It has been quite an adventure over the last week. I’m getting intermittent segmentation faults during my Yocto Linux image builds. Could it be a problem with my new AMD Ryzen 7 1700X CPU?
In Episode 24, having built my new screamingly-fast AMD Ryzen 7 1700X based machine, I used Yocto to successfully build a new QEMU image in record time. But in last week’s Episode 25, I had a mixed bag of results. I did successfully build a Yocto image for my MinnowBoard, but unfortunately it failed to boot on my hardware. And when I tried to build a Yocto image for the Portwell Neptune Alpha, it failed.

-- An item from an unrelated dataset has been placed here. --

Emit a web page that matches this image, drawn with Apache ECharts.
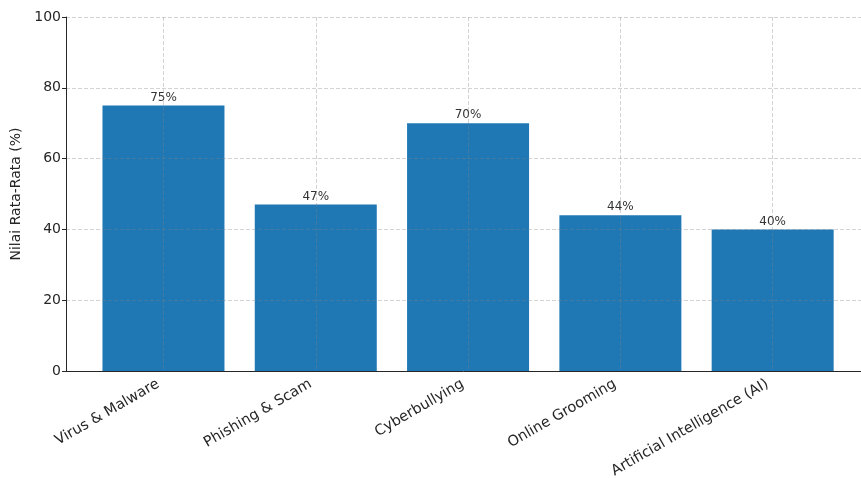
<!DOCTYPE html>
<html>
<head>
<meta charset="utf-8">
<script src="https://cdn.jsdelivr.net/npm/echarts@6/dist/echarts.min.js"></script>
<style>
html,body{margin:0;padding:0;background:#fff;}
#chart{width:861px;height:478px;}
</style>
</head>
<body>
<div id="chart"></div>
<script>
// data
var categories = ['Virus & Malware', 'Phishing & Scam', 'Cyberbullying', 'Online Grooming', 'Artificial Intelligence (AI)'];
var nilai = [75, 47, 70, 44, 40];
var yTicks = [0, 20, 40, 60, 80, 100];

var font = 'DejaVu Sans';
var textColor = '#262626';
var gridColor = 'rgba(128,128,128,0.35)';

var positions = [];
var barData = [];
for (var i = 0; i < categories.length; i++) {
	positions.push(i);
	barData.push([i, nilai[i]]);
}

var chart = echarts.init(document.getElementById('chart'));
var option = {
	animation: false,
	grid: { left: 66, right: 0, top: 17, bottom: 107, outerBoundsMode: 'none' },
	xAxis: {
		type: 'value',
		min: -0.64,
		max: 4.58,
		z: 3,
		axisLine: { show: true, onZero: false, lineStyle: { color: textColor, width: 1 } },
		axisTick: { show: false, customValues: positions },
		axisLabel: {
			customValues: positions,
			rotate: 30,
			margin: 9,
			padding: [0, 6, 0, 0],
			fontFamily: font,
			fontSize: 14.5,
			color: textColor,
			formatter: function (v) { return categories[Math.round(v)]; }
		},
		splitLine: { show: true, lineStyle: { color: gridColor, type: 'dashed', width: 1 } }
	},
	yAxis: {
		type: 'value',
		min: yTicks[0],
		max: yTicks[yTicks.length - 1],
		interval: 20,
		z: 3,
		name: 'Nilai Rata-Rata (%)',
		nameLocation: 'middle',
		nameGap: 40,
		nameTextStyle: { fontFamily: font, fontSize: 14, color: textColor },
		axisLine: { show: true, onZero: false, lineStyle: { color: textColor, width: 1 } },
		axisTick: { show: true, length: 4, lineStyle: { color: textColor } },
		axisLabel: { margin: 5, fontFamily: font, fontSize: 14, color: textColor },
		splitLine: { show: true, lineStyle: { color: gridColor, type: 'dashed', width: 1 } }
	},
	series: [{
		type: 'bar',
		data: barData,
		barWidth: 122,
		itemStyle: { color: '#1f77b4' },
		label: {
			show: true,
			position: 'top',
			distance: 2,
			fontFamily: font,
			fontSize: 12,
			color: '#333',
			formatter: function (p) { return p.value[1] + '%'; }
		}
	}]
};
chart.setOption(option);
window.addEventListener('resize', chart.resize);
</script>
</body>
</html>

Last week, I presumed that the source of the problems was that I was building the images using Debian 9.1. I would always get the following message right after the bitbake started:
WARNING: Host distribution "Debian-9.1" has not been validated with this version of the build system; you may possibly experience unexpected failures. It is recommended that you use a tested distribution.
So, I proceeded to somewhat haphazardly try to troubleshoot this, by first trying to re-install an earlier version of Debian on my build machine. I rationalized this by remembering that when I was doing builds under Virtualbox on my old PC, I was running off of Debian 8.2, and those worked. So, I tried that first.
Alas, Debian 8.2 refused to install on my new machine. I tried the same thing with the most current “obsolete stable” release of Debian 8 (“jessie”), 8.9. I got the same error message at the beginning of each install, and it just hangs:
core perfctr but no constraints; unknown hardware!
I’m guessing here that these older version of Debian won’t work with the Ryzen 7 chip; the last release of jessie was dated July 22, 2017.
So, it’s back to Debian 9.1. At least I know that I can successfully install that version on my PC. Eventually, the Yocto project will do some testing on this release, and do some updates.
But, this time, when I tried to do the QEMU image build, it crashed!
This time (and thanks to my colleague, Adam Ley, for reminding me), I went into the log file at:
~/poky/build/tmp/work/x86_64-linux/qemu-native/2.8.0-r0/temp/log.do_compile.23003
and saw this error message:
/home/alan/poky/build/tmp/work/x86_64-linux/qemu-native/2.8.0-r0/qemu-2.8.0/tcg/tcg.c:2800:12: internal compiler error: Segmentation fault
The “Segmentation fault” error got my attention. What’s that all about? I happened to google this topic, and saw the article at New Ryzen Is Running Solid Under Linux, No Compiler Segmentation Fault Issue. These segmentation fault issues seemed to happen on earlier Ryzen chips, under heavy loads such as Linux compiles.
Could I have possibly received an older part (manufactured prior to Week 25) that exhibits this fault under very special conditions? I’m going to do some more testing and see if this was a coincidence, or happens repeatedly. I’ve read that there’s a “Kill Ryzen” script that can manifest the issue. If this is my situation, it’s reassuring to know that AMD has an RMA process for this issue.
My end goal, of course, is to have my build platform rock-solid, so I can build images for the Portwell Neptune Alpha board. This target is a development vehicle for OpenBMC, and supports the ASPEED AST2500 BMC, the most common service processor on cloud computing servers. Our ScanWorks Embedded Diagnostics team is using this board for its in-house development.